Often championed as a human rights defender, the Netherlands continuously fails miserably in politically protecting and socially including refugees. The Universal Convention of Human Rights states, undocumented people are entitled to the basic right to protection. Amnesty International, Kerk in Actie (Church in Action) and The Netherlands Institute for Human Rights spoke out against the unsafe living conditions many undocumented people face. On April 22, 2015 the Dutch government agreed on a shelter program for those whose asylum applications were denied. Philip Alston, the UN’s special reporter on human rights, condemned the agreement and labelled it “an infringement of human rights.” The deal also confirmed that Dutch politicians fail to acknowledge that many governments refuse to “take back” those who escaped their regimes. Against EU-regulations, the Dutch government only wanted to offer shelter to those who’re “willing” to return. Those who “refuse” are portrayed as disobedient exploiters of white citizen’s tax money.    

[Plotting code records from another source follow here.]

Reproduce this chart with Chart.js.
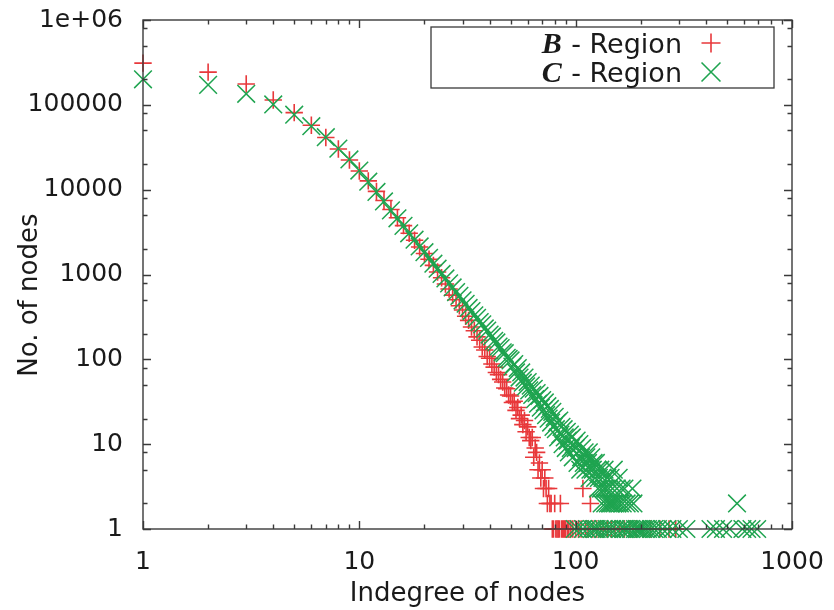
<!DOCTYPE html>
<html>
<head>
<meta charset="utf-8">
<title>Indegree distribution</title>
<script src="https://cdn.jsdelivr.net/npm/chart.js@4.4.1/dist/chart.umd.min.js"></script>
<style>
  html, body { margin: 0; padding: 0; background: #fff; }
  #wrap { width: 834px; height: 610px; }
</style>
</head>
<body>
<div id="wrap"><canvas id="chart" width="834" height="610"></canvas></div>
<script>
// Indegree -> number of nodes, B region
const bDegrees = [
  1, 2, 3, 4, 5, 6, 7, 8, 9, 10, 11, 12, 13, 14, 15, 16, 17, 18, 19, 20,
  21, 22, 23, 24, 25, 26, 27, 28, 29, 30, 31, 32, 33, 34, 35, 36, 37, 38, 39, 40,
  41, 42, 43, 44, 45, 46, 47, 48, 49, 50, 51, 52, 53, 54, 55, 56, 57, 58, 59, 60,
  61, 62, 63, 64, 65, 66, 67, 68, 69, 70, 71, 72, 73, 74, 75, 76, 77, 78, 79, 80,
  81, 82, 83, 84, 85, 86, 87, 88, 89, 90, 92, 93, 95, 97, 100, 103, 106, 108, 111, 114,
  117, 120, 125, 130, 134, 140, 146, 152, 160, 168, 178, 190, 205, 222, 245, 270, 290
];
const bCounts = [
  310000, 243000, 176000, 114000, 81000, 57500, 41200, 30100, 22400, 16600,
  12700, 9550, 7450, 5830, 4670, 3770, 3060, 2530, 2110, 1770,
  1510, 1280, 1070, 915, 772, 676, 571, 503, 428, 381,
  322, 288, 241, 217, 184, 168, 140, 129, 108, 103,
  88, 81, 70, 66, 58, 54, 46, 45, 38, 37,
  31, 32, 25, 27, 20, 22, 17, 19, 14, 16,
  12, 11, 12, 7, 9, 8, 5, 6, 4, 5,
  3, 4, 3, 2, 3, 2, 2, 1, 1, 2,
  1, 1, 1, 1, 2, 1, 1, 1, 1, 1, 1, 1, 1, 1, 1, 1, 1, 3, 1, 1,
  2, 1, 1, 1, 1, 1, 1, 1, 1, 1, 1, 1, 1, 1, 1, 1, 1
];

// Indegree -> number of nodes, C region
const cDegrees = [
  1, 2, 3, 4, 5, 6, 7, 8, 9, 10, 11, 12, 13, 14, 15, 16, 17, 18, 19, 20,
  21, 22, 23, 24, 25, 26, 27, 28, 29, 30, 31, 32, 33, 34, 35, 36, 37, 38, 39, 40,
  41, 42, 43, 44, 45, 46, 47, 48, 49, 50, 51, 52, 53, 54, 55, 56, 57, 58, 59, 60,
  61, 62, 63, 64, 65, 66, 67, 68, 69, 70, 71, 72, 73, 74, 75, 76, 77, 78, 79, 80,
  81, 82, 83, 84, 85, 86, 87, 88, 89, 90, 91, 92, 93, 94, 95, 96, 97, 98, 99, 100,
  101, 102, 103, 104, 105, 106, 107, 108, 109, 110, 111, 112, 113, 114, 115, 116, 117, 118, 119, 120,
  121, 122, 123, 124, 125, 126, 127, 128, 129, 130, 131, 132, 133, 134, 135, 136, 137, 138, 139, 140,
  141, 142, 143, 144, 145, 146, 147, 148, 149, 150, 152, 153, 155, 156, 158, 160, 161, 163, 165, 167,
  168, 170, 172, 175, 178, 180, 183, 185, 188, 192, 196, 200, 205, 210, 216, 223, 231, 240, 252, 265,
  280, 300, 325, 420, 445, 480, 515, 557, 590, 620, 650, 690
];
const cCounts = [
  200000, 172000, 135000, 101000, 76500, 56000, 41500, 30500, 22700, 16800,
  12400, 9400, 7260, 5700, 4600, 3740, 3060, 2570, 2140, 1830,
  1570, 1340, 1170, 1015, 898, 785, 703, 619, 560, 495,
  452, 403, 371, 330, 308, 275, 258, 231, 218, 196,
  186, 165, 158, 141, 136, 121, 118, 104, 101, 97,
  82, 88, 70, 79, 61, 70, 53, 61, 48, 54,
  43, 49, 38, 45, 34, 40, 30, 37, 27, 33,
  25, 31, 22, 28, 20, 26, 18, 24, 16, 21,
  15, 18, 12, 19, 13, 16, 10, 15, 12, 9,
  14, 11, 8, 13, 9, 12, 7, 10, 1, 9,
  11, 6, 1, 10, 5, 7, 9, 1, 6, 8,
  5, 7, 1, 6, 8, 4, 5, 7, 1, 5,
  6, 1, 4, 6, 1, 5, 3, 4, 1, 5,
  3, 2, 4, 1, 3, 5, 2, 3, 1, 4,
  2, 3, 1, 2, 4, 2, 1, 3, 2, 5,
  2, 1, 3, 2, 4, 2, 1, 3, 2, 1,
  3, 1, 2, 1, 2, 1, 3, 2, 1, 1,
  1, 1, 1, 1, 1, 1, 1, 1, 1, 1,
  1, 1, 1, 1, 1, 1, 1, 2, 1, 1, 1, 1
];

const seriesLabels = ['B - Region', 'C - Region'];
const xTickValues = [1, 10, 100, 1000];
const xTickLabels = ['1', '10', '100', '1000'];
const yTickValues = [1, 10, 100, 1000, 10000, 100000, 1000000];
const yTickLabels = ['1', '10', '100', '1000', '10000', '100000', '1e+06'];
const xMinorSteps = [2, 3, 4, 5, 6, 7, 8, 9];
const yMinorSteps = [2, 5, 8];

const RED = '#e8383b';
const GREEN = '#1fa450';
const INK = '#1a1a1a';
const AXIS = '#3a3a3a';

Chart.defaults.font.family = "'DejaVu Sans', sans-serif";
Chart.defaults.color = INK;

function toPoints(xs, ys) {
  return xs.map((d, i) => ({ x: d, y: ys[i] }));
}

// box around the plot with gnuplot-style inward ticks on all four sides
const frameTicks = {
  id: 'frameTicks',
  afterDatasetsDraw(chart) {
    const { ctx, chartArea: a, scales: { x, y } } = chart;
    const major = 8, minor = 4.5;
    ctx.save();
    ctx.strokeStyle = AXIS;
    ctx.lineWidth = 1.4;
    ctx.beginPath();
    const vtick = (px, len) => {
      ctx.moveTo(px, a.bottom); ctx.lineTo(px, a.bottom - len);
      ctx.moveTo(px, a.top); ctx.lineTo(px, a.top + len);
    };
    const htick = (py, len) => {
      ctx.moveTo(a.left, py); ctx.lineTo(a.left + len, py);
      ctx.moveTo(a.right, py); ctx.lineTo(a.right - len, py);
    };
    xTickValues.forEach((v, i) => {
      vtick(Math.round(x.getPixelForValue(v)) + 0.5, major);
      if (i < xTickValues.length - 1) {
        xMinorSteps.forEach((m) => vtick(Math.round(x.getPixelForValue(v * m)) + 0.5, minor));
      }
    });
    yTickValues.forEach((v, i) => {
      htick(Math.round(y.getPixelForValue(v)) + 0.5, major);
      if (i < yTickValues.length - 1) {
        yMinorSteps.forEach((m) => htick(Math.round(y.getPixelForValue(v * m)) + 0.5, minor));
      }
    });
    ctx.stroke();
    ctx.strokeRect(a.left, a.top, a.right - a.left, a.bottom - a.top);
    ctx.restore();
  }
};

// legend: italic serif region letter, plain rest, sample marker on the right
const regionLegend = {
  id: 'regionLegend',
  afterDraw(chart) {
    const { ctx, chartArea: a } = chart;
    const boxR = a.right - 18, boxL = boxR - 343, boxT = a.top + 7, boxB = boxT + 61;
    ctx.save();
    ctx.fillStyle = '#fff';
    ctx.fillRect(boxL, boxT, boxR - boxL, boxB - boxT);
    ctx.strokeStyle = AXIS;
    ctx.lineWidth = 1.3;
    ctx.strokeRect(boxL, boxT, boxR - boxL, boxB - boxT);

    const textRight = boxR - 92;
    const markX = boxR - 63;
    chart.data.datasets.forEach((ds, i) => {
      const baseline = boxT + 26 + i * 29;
      const letter = ds.label.charAt(0);
      const rest = ds.label.slice(1);
      ctx.fillStyle = INK;
      ctx.textBaseline = 'alphabetic';
      ctx.textAlign = 'right';
      ctx.font = "27px 'DejaVu Sans'";
      ctx.fillText(rest, textRight, baseline);
      const restW = ctx.measureText(rest).width;
      ctx.font = "italic bold 30px 'Liberation Serif'";
      ctx.fillText(letter, textRight - restW - 1, baseline);

      ctx.strokeStyle = ds.borderColor;
      ctx.lineWidth = 1.6;
      Chart.helpers.drawPoint(ctx, {
        pointStyle: ds.pointStyle,
        radius: ds.pointStyle === 'cross' ? 9.5 : 13.4,
        rotation: 0,
        borderWidth: 1.6
      }, markX, baseline - 10);
    });
    ctx.restore();
  }
};

new Chart(document.getElementById('chart'), {
  type: 'scatter',
  data: {
    datasets: [
      {
        label: seriesLabels[0],
        data: toPoints(bDegrees, bCounts),
        pointStyle: 'cross',
        pointRadius: 8.7,
        borderColor: RED,
        backgroundColor: RED,
        pointBorderWidth: 1.6,
        clip: false,
        order: 1
      },
      {
        label: seriesLabels[1],
        data: toPoints(cDegrees, cCounts),
        pointStyle: 'crossRot',
        pointRadius: 12.5,
        borderColor: GREEN,
        backgroundColor: GREEN,
        pointBorderWidth: 1.5,
        clip: false,
        order: 0
      }
    ]
  },
  options: {
    responsive: false,
    animation: false,
    events: [],
    devicePixelRatio: 1,
    layout: { padding: { top: 20, right: 42, bottom: 0, left: 0 } },
    plugins: { legend: { display: false }, tooltip: { enabled: false } },
    scales: {
      x: {
        type: 'logarithmic',
        min: 1,
        max: 1000,
        grid: { display: false, drawTicks: false },
        border: { display: false },
        afterBuildTicks: (scale) => { scale.ticks = xTickValues.map((v) => ({ value: v })); },
        afterFit: (scale) => {
          scale.height = 81;
          scale.paddingLeft = 0;
          scale.paddingRight = 0;
        },
        ticks: {
          autoSkip: false,
          maxRotation: 0,
          padding: 18,
          font: { size: 25 },
          color: INK,
          callback: (value, index) => xTickLabels[index]
        },
        title: {
          display: true,
          text: 'Indegree of nodes',
          font: { size: 26 },
          color: INK,
          padding: { top: 0, bottom: 0 }
        }
      },
      y: {
        type: 'logarithmic',
        min: 1,
        max: 1000000,
        grid: { display: false, drawTicks: false },
        border: { display: false },
        afterBuildTicks: (scale) => { scale.ticks = yTickValues.map((v) => ({ value: v })); },
        afterFit: (scale) => {
          scale.width = 143;
          scale.paddingTop = 0;
          scale.paddingBottom = 0;
        },
        ticks: {
          autoSkip: false,
          padding: 20,
          font: { size: 25 },
          color: INK,
          callback: (value, index) => yTickLabels[index]
        },
        title: {
          display: true,
          text: 'No. of nodes     ',
          font: { size: 26 },
          color: INK,
          padding: { top: 15, bottom: 0 }
        }
      }
    }
  },
  plugins: [frameTicks, regionLegend]
});
</script>
</body>
</html>
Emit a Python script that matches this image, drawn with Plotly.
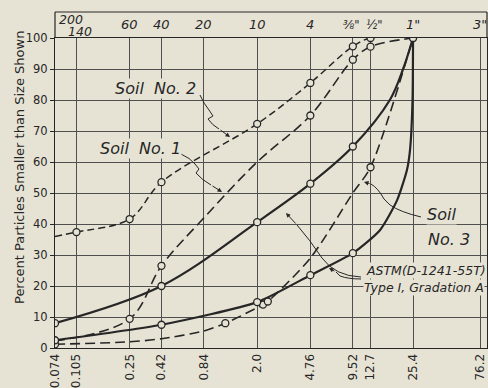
import numpy as np
import plotly.graph_objects as go

# ---------------- data ----------------
sieve_mm = [0.074, 0.105, 0.25, 0.42, 0.84, 2.0, 4.76, 9.52, 12.7, 25.4, 76.2]
sieve_mm_labels = ["0.074", "0.105", "0.25", "0.42", "0.84", "2.0", "4.76", "9.52", "12.7", "25.4", "76.2"]
sieve_no_labels = ["200", "140", "60", "40", "20", "10", "4", "⅜\"", "½\"", "1\"", "3\""]
pct_ticks = [0, 10, 20, 30, 40, 50, 60, 70, 80, 90, 100]

soil2_mm = [0.074, 0.105, 0.25, 0.42, 2.0, 4.76, 9.52, 12.7, 25.4]
soil2_pct = [36, 37.4, 41.6, 53.5, 72.3, 85.5, 97.3, 100, 100]
soil2_marked = [0, 1, 1, 1, 1, 1, 1, 1, 1]

soil1_mm = [0.074, 0.25, 0.42, 0.84, 2.0, 4.76, 9.52, 12.7, 25.4]
soil1_pct = [2.3, 9.4, 26.5, 42, 60, 75, 93, 97.2, 100]
soil1_marked = [0, 1, 1, 0, 0, 1, 1, 1, 0]

soil3_mm = [0.074, 0.25, 0.42, 0.84, 1.19, 2.2, 2.38, 4.76, 9.52, 12.7, 25.4]
soil3_pct = [1.2, 2.0, 3.0, 5.5, 8.0, 14.0, 15.0, 29, 50, 58.3, 100]
soil3_marked = [1, 0, 0, 0, 1, 1, 1, 0, 0, 1, 0]

astm_upper_mm = [0.074, 0.42, 2.0, 4.76, 9.52, 17.4, 21.6, 25.4]
astm_upper_pct = [8, 20, 40.6, 53, 65, 80, 90, 100]
astm_upper_marked = [1, 1, 1, 1, 1, 0, 0, 1]

astm_lower_mm = [0.074, 0.42, 2.0, 4.76, 9.52, 14.8, 19.6, 23.0, 24.2, 25.2, 25.4]
astm_lower_pct = [2.5, 7.5, 14.8, 23.5, 30.6, 38, 47.7, 57.4, 64, 80, 100]
astm_lower_marked = [1, 1, 1, 1, 1, 0, 0, 0, 0, 0, 0]

# ---------------- style ----------------
BG = "#e6e3d5"
INK = "#262626"
GRID = "#4f4f4f"
FONT = "DejaVu Sans"

W, H = 488, 388
ML, MR, MT, MB = 55, 1, 38, 40
PW, PH = W - ML - MR, H - MT - MB


def P(px, py):
    """pixel -> paper coordinates"""
    return (px - ML) / PW, (H - MB - py) / PH


fig = go.Figure()

curves = [
    (soil2_mm, soil2_pct, soil2_marked, dict(dash="7px,4px", width=1.5), 1.0),
    (soil1_mm, soil1_pct, soil1_marked, dict(dash="10px,5px", width=1.6), 1.0),
    (soil3_mm, soil3_pct, soil3_marked, dict(dash="10px,5px", width=1.6), 0.8),
    (astm_upper_mm, astm_upper_pct, astm_upper_marked, dict(dash="solid", width=2.2), 1.0),
    (astm_lower_mm, astm_lower_pct, astm_lower_marked, dict(dash="solid", width=2.2), 0.6),
]
for xs, ys, mk, ln, sm in curves:
    fig.add_trace(go.Scatter(x=xs, y=ys, mode="lines",
                             line=dict(color=INK, shape="spline", smoothing=sm, **ln),
                             hoverinfo="skip"))
for xs, ys, mk, ln, sm in curves:
    mx = [x for x, m in zip(xs, mk) if m]
    my = [y for y, m in zip(ys, mk) if m]
    fig.add_trace(go.Scatter(x=mx, y=my, mode="markers",
                             marker=dict(symbol="circle", size=7, color=BG,
                                         line=dict(color=INK, width=1.3)),
                             hoverinfo="skip"))

x_right = np.log10(0.074) + PW / 141.2

fig.update_layout(
    width=W, height=H, margin=dict(l=ML, r=MR, t=MT, b=MB, autoexpand=False),
    paper_bgcolor=BG, plot_bgcolor=BG, showlegend=False,
    font=dict(family=FONT, color=INK),
)
fig.update_xaxes(type="log", range=[np.log10(0.074), x_right],
                 tickvals=sieve_mm, ticktext=sieve_mm_labels, tickangle=-90,
                 tickfont=dict(size=12, color=INK, family=FONT),
                 showgrid=True, gridcolor=GRID, gridwidth=1,
                 showline=True, linecolor=INK, linewidth=1.2, mirror=True,
                 ticks="", zeroline=False)
fig.update_yaxes(range=[0, 100], tickvals=pct_ticks,
                 tickfont=dict(size=11.5, color=INK, family=FONT),
                 ticks="outside", ticklen=4, tickcolor=INK,
                 showgrid=True, gridcolor=GRID, gridwidth=1,
                 showline=True, linecolor=INK, linewidth=1.2, mirror=True,
                 zeroline=False)

# frame extension above 100 %
ytop = P(0, 12)[1]
for x0, y0, x1, y1 in [(0, 1, 0, ytop), (1, 1, 1, ytop), (0, ytop, 1, ytop)]:
    fig.add_shape(type="line", xref="paper", yref="paper", x0=x0, y0=y0, x1=x1, y1=y1,
                  line=dict(color=INK, width=1.2))

# top sieve number labels
top_pos = {"200": (0.074, 19, "left", 2, 12.5), "140": (0.105, 31.5, "center", 4, 12.5),
           "⅜\"": (9.52, 25, "center", -2, 11.5), "½\"": (12.7, 25, "center", 3, 11.5)}
for mm, lab in zip(sieve_mm, sieve_no_labels):
    xm, py, anc, xs, fs = top_pos.get(lab, (mm, 25, "center", 0, 13))
    fig.add_annotation(x=np.log10(xm), y=P(0, py)[1], xref="x", yref="paper",
                       text="<i>%s</i>" % lab, showarrow=False, xanchor=anc, yanchor="middle",
                       xshift=xs, font=dict(size=fs, family=FONT, color=INK))

# y-axis title
tx, ty = P(19, 168)
fig.add_annotation(x=tx, y=ty, xref="paper", yref="paper", textangle=-90,
                   xanchor="center", yanchor="middle",
                   text="Percent Particles Smaller than Size Shown", showarrow=False,
                   font=dict(size=13, family=FONT, color=INK))

# in-plot labels
labels = [
    ("<i>Soil  No. 2</i>", 155, 88, "center", 16),
    ("<i>Soil  No. 1</i>", 140, 148, "center", 16),
    ("<i>Soil</i>", 426, 214, "left", 16),
    ("<i>No. 3</i>", 427, 239, "left", 16),
    ("<i>ASTM(D-1241-55T)</i>", 365, 270, "left", 12.5),
    ("<i>Type I, Gradation A</i>", 363, 287, "left", 12.5),
]
for t, px, py, anc, fs in labels:
    x, y = P(px, py)
    fig.add_annotation(x=x, y=y, xref="paper", yref="paper", text=t, showarrow=False,
                       xanchor=anc, yanchor="middle", bgcolor=BG, borderpad=0,
                       font=dict(size=fs, family=FONT, color=INK))


def path(pts):
    s = ""
    for cmd, *coords in pts:
        s += " " + cmd
        for px, py in coords:
            x, y = P(px, py)
            s += " %.4f %.4f" % (x, y)
    return s.strip()


leaders = [
    [("M", (200, 95)), ("Q", (204, 104), (209, 110)), ("L", (213, 116)), ("L", (208, 119)),
     ("Q", (212, 125), (219, 129))],
    [("M", (181, 154)), ("Q", (190, 158), (195, 164)), ("L", (199, 169)), ("L", (196, 173)),
     ("Q", (202, 180), (211, 185))],
    [("M", (421, 217)), ("Q", (400, 212), (390, 205)), ("L", (384, 199)),
     ("Q", (378, 188), (371, 184))],
    [("M", (361, 277)), ("Q", (335, 276), (322, 258)), ("Q", (310, 240), (297, 225))],
    [("M", (361, 279)), ("Q", (348, 279), (340, 276)), ("L", (336, 272))],
]
for lp in leaders:
    fig.add_shape(type="path", xref="paper", yref="paper", path=path(lp),
                  line=dict(color=INK, width=1))

arrows = [((230, 137), (219, 129)), ((222, 192), (211, 185)), ((364, 182), (371, 184)),
          ((286, 213), (297, 225)), ((329, 268), (336, 272))]
for (tx, ty), (sx, sy) in arrows:
    x, y = P(tx, ty)
    fig.add_annotation(x=x, y=y, xref="paper", yref="paper", text="", showarrow=True,
                       ax=sx - tx, ay=sy - ty, arrowhead=2, arrowsize=0.9, arrowwidth=1,
                       arrowcolor=INK)

fig.write_html("out.html", config={"displayModeBar": False},
               post_script="document.body.style.margin='0px';")
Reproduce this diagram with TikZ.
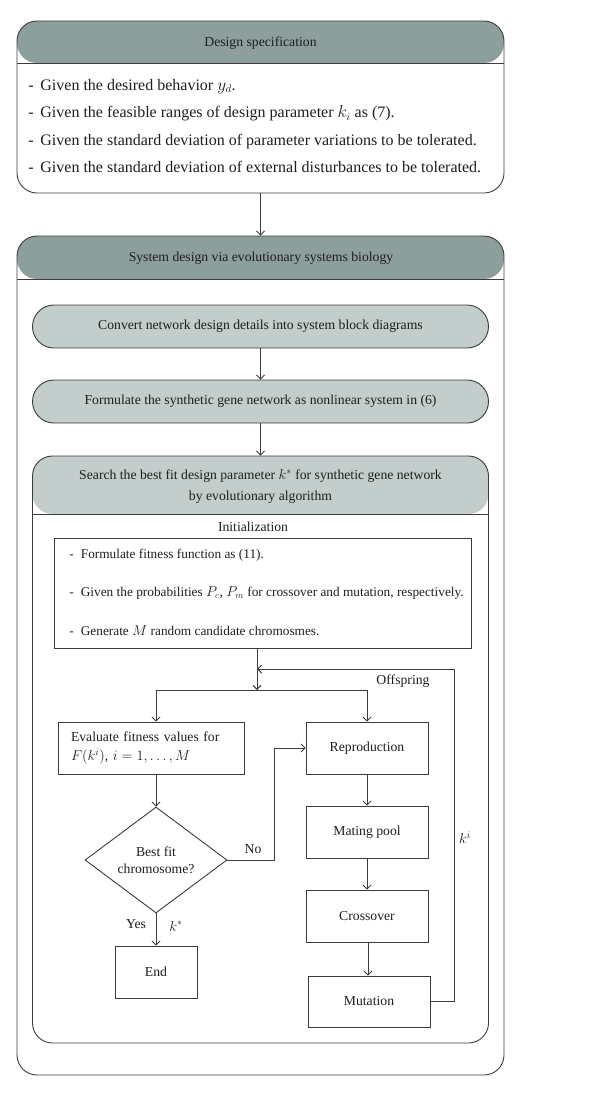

Throughout the Netherlands, undocumented people live in precarious conditions with little, if any support to deal with the posttraumatic stress and trauma that many endure. Debates on migration should consider the socio-political and economic dimension of forced migration, but propaganda trumps facts and figures. Most Dutch politicians rebuke the idea that Europe’s colonialism, imperialism and all other exploitive greeds that spring from that are connected to the current streams of forced migration. We must continue to ask ourselves why people are moving and why some bodies are allowed to pass borders and others are not. Borders, visible and invisible, remain a fundamental issue within fort Europe and continue to dehumanise Black bodies.

The Dutch media is king in villainizing undocumented people as invaders of supposed neutral or safe but always white spaces. Newspapers portray images of people abusing the safe haven of tolerance. Such sentiments were exhaustedly expressed by Dutch folk in response to the fatal Mediterranean shipwreck. Without reiterating the recent racist responses of the Dutch to Black bodies dying at the hands of white supremacy here, let us question why we are not looking at the role of the Dutch government who continuously keeps institutionalised racism in check. There is a privileged obliviousness about the humanity of thousands of people who’re living on the streets, in squatted buildings or in isolated centers where their assumed mobility depends on the villagers’Afrophobia.

In October 2014, 1400 men, women and children who’d apply for asylum would be placed in a town called Oranje. Named after the color that, at least in the Netherlands, is synonymous for all things Dutch, the small and rather isolated village has approximately 140 residents. Oranje’s stance on opening the village doors to Black people reminds us of Orania, the South-African white-only town in Northern Cape. They are, indeed, namesakes.

The group was said to consist of Syrian families but 200 of them were… Eritrean men. Most of those whose mere existence broke the colonial rules of being Black in a white space, were escorted out of town. Even more problematic than their exodus, is the hardships of the East African* people who stayed or arrived after they were gone. When this happened and as it continues to happen throughout the country, there is little attention paid to the government structures policing unwanted bodies. 

Oranje and its villagers are no exception to the nation’s ideas about the humanity and mobility of the Black, undocumented Other. In the wake of unceasing State violence, undocumented people rise up against the supposed beacon of liberalism, tolerance and whiteness that is the Netherlands.

*Check the hashtag #UndocumentedNL on Twitter to read more updates from and about the undocumented members of NL-based communities. Salute to our Comrade Nasir for translating and helping us contextualize our intuition. To protect the people’s privacy and not negatively affect their current asylum procedures, we chose not to mention their names and/or specify their countries of origin.